To be honest, I’ve been moping around for the past two weeks, telling you all that I’m tired of teaching, that I’m ready to just be traveling. The reason, I said, was because I didn’t feel like I was doing any good here, and my students are not benefiting from my efforts.
But today I had a change of heart. It was as if something lifted the patches from my eyes, allowing me to see the truth in clear sight: I am making a difference, just by being present.
Over a spicy fish lunch, Mrs. Pussadee and Mrs. Pidow explained their gratitude to me. They told me how their own English has improved dramatically just from talking to me each day, and that this increased confidence has allowed them to carry that knowledge into their own classrooms.
“Maybe my first year as a teacher, I spoke English in class,” Pussadee admitted, “and then I started only speaking Thai.”
“Me too,” Pidow chimed in. “But now we teach most of our lessons in English.”
For two professionals who have been teaching for nearly 26 and 30 years, respectively, this says a lot. I had no idea I was impacting the teachers this much, and it opened my eyes to how much I’m helping the students as well – however miniscule the results might be.
Last weekend I spoke to my friend Kati who teaches at a high school in Sisaket, a small city about two hours from Suwannaphum. She began talking about the debates her students are currently doing, and explained her shock when some of the essays she received in response to the question, “What would you change about the government school system in Thailand” were better than she could have written herself.
When I finally figured out how to pick my jaw up off the floor, I muttered: “You’re kidding, right? Your students understand what a debate is? They can write papers in English?”
I pondered the differences between our schools for a while, and at first I didn’t see any. Sisaket is also in Isaan (Northeastern Thailand), and is far off the beaten traveler path. It probably sees a few more foreigners than Suwannaphum, but not enough to create the crater of a difference between our two schools. Sisaket is also equally as far from Bangkok (which holds the largest population of English speakers in Thailand), and many of Kati’s students are probably destined for similar futures as mine are (either in the rice fields or food stands). Also, both schools lack an updated computer lab with reliable Internet that’s available to students (arguably, a key learning tool).
In fact, I can only conclude one major difference between the two: Sisaket Wittayalai (Kati’s school) has been fortunate enough to employ several foreign teachers for more than ten years. This year marks the first of many (hopefully) for my school. I’d say this is pretty good evidence that being on campus, simply giving the teachers and students a reason to say “Good morning” and “How are you?” each day is beneficial.
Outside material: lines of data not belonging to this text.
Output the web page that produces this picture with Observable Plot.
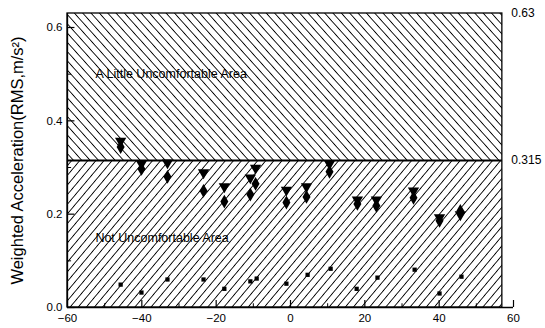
<!DOCTYPE html>
<html>
<head>
<meta charset="utf-8">
<script src="https://cdn.jsdelivr.net/npm/d3@7"></script>
<script src="https://cdn.jsdelivr.net/npm/@observablehq/plot@0.6"></script>
<style>
  html, body { margin: 0; padding: 0; background: #fff; }
  #chart svg { display: block; }
</style>
</head>
<body>
<div id="chart"></div>
<script>
// Angles (deg) for each measurement point
const angles = [-45.7, -40.1, -33.1, -23.4, -17.8, -10.8, -9.4, -1.1, 4.3, 10.5, 18.0, 23.1, 33.1, 40.1, 45.7];
// Series A (down triangles)
const seriesA = [0.357, 0.308, 0.310, 0.289, 0.259, 0.278, 0.299, 0.252, 0.259, 0.308, 0.231, 0.231, 0.250, 0.193, 0.199];
// Series B (diamonds)
const seriesB = [0.344, 0.297, 0.280, 0.250, 0.227, 0.242, 0.265, 0.225, 0.237, 0.291, 0.222, 0.218, 0.235, 0.186, 0.207];
// Series C (small squares)
const anglesC = [-45.7, -40.1, -33.1, -23.4, -17.8, -10.8, -9.1, -1.1, 4.6, 10.8, 17.8, 23.4, 33.4, 40.1, 46.0];
const seriesC = [0.049, 0.032, 0.060, 0.060, 0.040, 0.056, 0.062, 0.051, 0.070, 0.083, 0.040, 0.064, 0.081, 0.030, 0.066];

// Comfort zones
const zoneNames = ["Not Uncomfortable Area", "A Little Uncomfortable Area"];
const zoneLow = [0, 0.315];
const zoneHigh = [0.315, 0.63];
const zoneLabelY = [0.148, 0.50];
const zoneLabelX = -52.5;
const boxXMin = -60, boxXMax = 57;
const limitLabels = ["0.315", "0.63"];
const limitValues = [0.315, 0.63];

const xMajor = [-60, -40, -20, 0, 20, 40, 60];
const xMinor = [-50, -30, -10, 10, 30, 50];
const yMajor = [0, 0.2, 0.4, 0.6];
const yMinor = [0.1, 0.3, 0.5];
const yLabel = "Weighted Acceleration(RMS,m/s\u00B2)";

const ptsA = angles.map((x, i) => ({x, y: seriesA[i]}));
const ptsB = angles.map((x, i) => ({x, y: seriesB[i]}));
const ptsC = anglesC.map((x, i) => ({x, y: seriesC[i]}));
const zones = zoneNames.map((name, i) => ({name, y1: zoneLow[i], y2: zoneHigh[i], ly: zoneLabelY[i], fill: i === 0 ? "url(#hatchSlash)" : "url(#hatchBack)"}));
const limits = limitLabels.map((t, i) => ({t, y: limitValues[i]}));

const font = "Arial, 'Liberation Sans', Helvetica, sans-serif";

const chart = Plot.plot({
  width: 545,
  height: 328,
  marginLeft: 67,
  marginRight: 32,
  marginTop: 13,
  marginBottom: 21,
  style: {fontFamily: font, fontSize: "11px", color: "#000", background: "#fff"},
  x: {domain: [-60, 60]},
  y: {domain: [0, 0.63]},
  marks: [
    Plot.rect(zones, {x1: boxXMin, x2: boxXMax, y1: "y1", y2: "y2", fill: d => d.fill}),
    Plot.rect([0], {x1: boxXMin, x2: boxXMax, y1: 0, y2: 0.63, fill: "none", stroke: "#000", strokeWidth: 1.3}),
    Plot.ruleY([0.315], {x1: boxXMin, x2: boxXMax, stroke: "#000", strokeWidth: 2}),
    Plot.ruleY([0], {stroke: "#000", strokeWidth: 1.5}),
    Plot.ruleX([-60], {stroke: "#000", strokeWidth: 1.3}),
    Plot.ruleX(xMajor, {x: d => d, y1: 0, y2: 0.015, stroke: "#000", strokeWidth: 1.2}),
    Plot.ruleX(xMinor, {x: d => d, y1: 0, y2: 0.008, stroke: "#000", strokeWidth: 1}),
    Plot.ruleY(yMajor, {y: d => d, x1: -60, x2: -58, stroke: "#000", strokeWidth: 1.2}),
    Plot.ruleY(yMinor, {y: d => d, x1: -60, x2: -58.9, stroke: "#000", strokeWidth: 1}),
    Plot.dot(ptsC, {x: "x", y: "y", symbol: "square", r: 2.4, fill: "#000", stroke: "none"}),
    Plot.dot(ptsB, {x: "x", y: "y", symbol: "diamond", r: 4.2, fill: "#000", stroke: "none"}),
    Plot.dot(ptsA, {x: "x", y: "y", symbol: "triangle", rotate: 180, r: 4.2, fill: "#000", stroke: "none"}),
    Plot.text(zones, {x: zoneLabelX, y: "ly", text: "name", textAnchor: "start", fontSize: 12.5, fill: "#000"}),
    Plot.text(limits, {x: boxXMax, y: "y", text: "t", textAnchor: "start", dx: 9, fontSize: 12, fill: "#000"}),
    Plot.axisX(xMajor, {tickSize: 0, tickPadding: 6, fontSize: 11.5, label: null}),
    Plot.axisY(yMajor, {tickSize: 0, tickPadding: 5, fontSize: 11.5, label: null, tickFormat: d3.format(".1f")}),
    Plot.text([yLabel], {frameAnchor: "left", textAnchor: "middle", dx: -50, rotate: -90, fontSize: 16.5, fill: "#000"})
  ]
});

// Hatch pattern definitions
const svg = d3.select(chart);
const defs = svg.insert("defs", ":first-child");
function hatch(id, angle) {
  const h = 6.2;
  const p = defs.append("pattern")
    .attr("id", id)
    .attr("patternUnits", "userSpaceOnUse")
    .attr("width", 20)
    .attr("height", h)
    .attr("patternTransform", `rotate(${angle})`);
  p.append("rect").attr("width", 20).attr("height", h).attr("fill", "#fff");
  p.append("line").attr("x1", 0).attr("x2", 20).attr("y1", h / 2).attr("y2", h / 2)
    .attr("stroke", "#000").attr("stroke-width", 0.9);
}
hatch("hatchBack", 48);
hatch("hatchSlash", -50);

document.getElementById("chart").appendChild(chart);
</script>
</body>
</html>
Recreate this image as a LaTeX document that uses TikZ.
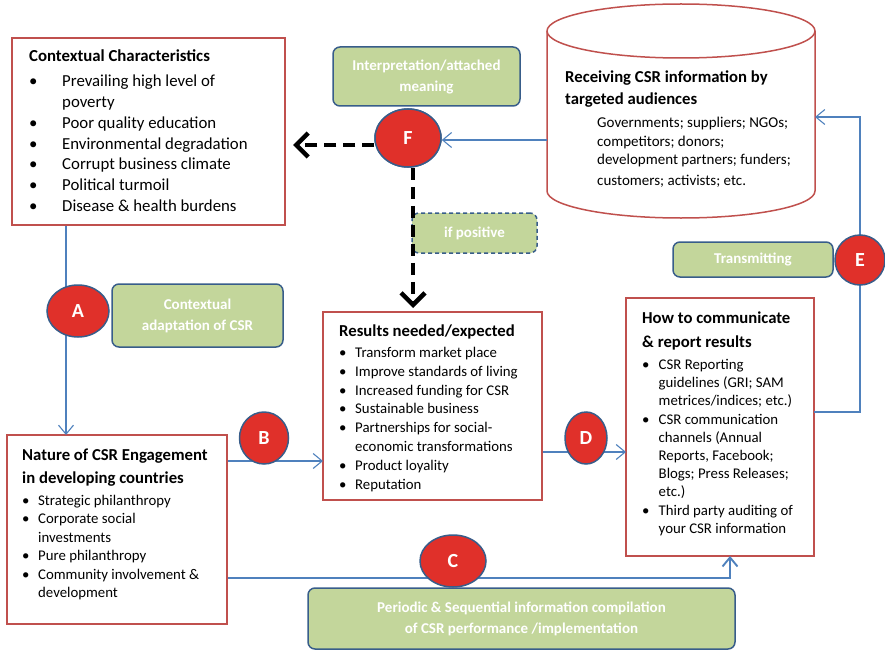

Why else would they have a reason to speak even that much in English?
Already I’m noticing my own students are becoming less shy, less afraid to speak. More and more of them come up to me outside of class, even if it’s just to say “Hello Teacher,” though some will attempt a conversation or tell me they missed me over the weekend. Many more have opened up in the classroom, using hand gestures to describe things, or actually asking for my dictionary to help explain something (they don’t have their own). Each speaking assignment I give them becomes less of a struggle to wrestle words out of their mouths, and they’ve begun surprising me by lining up to speak – a far cry from several weeks ago when I had to drag students by the arm from the back of the room.
I think I needed to hear that from Pussadee and Pidow today, to make me see the light. I’m too hard on myself, I know, but sometimes it’s good to be reminded that the small steps often count just as much as the big ones; that it’s impossible for my students to go from saying hello to debating political issues in just five short months; and that I am laying a positive trail, even if it’s not readily visible.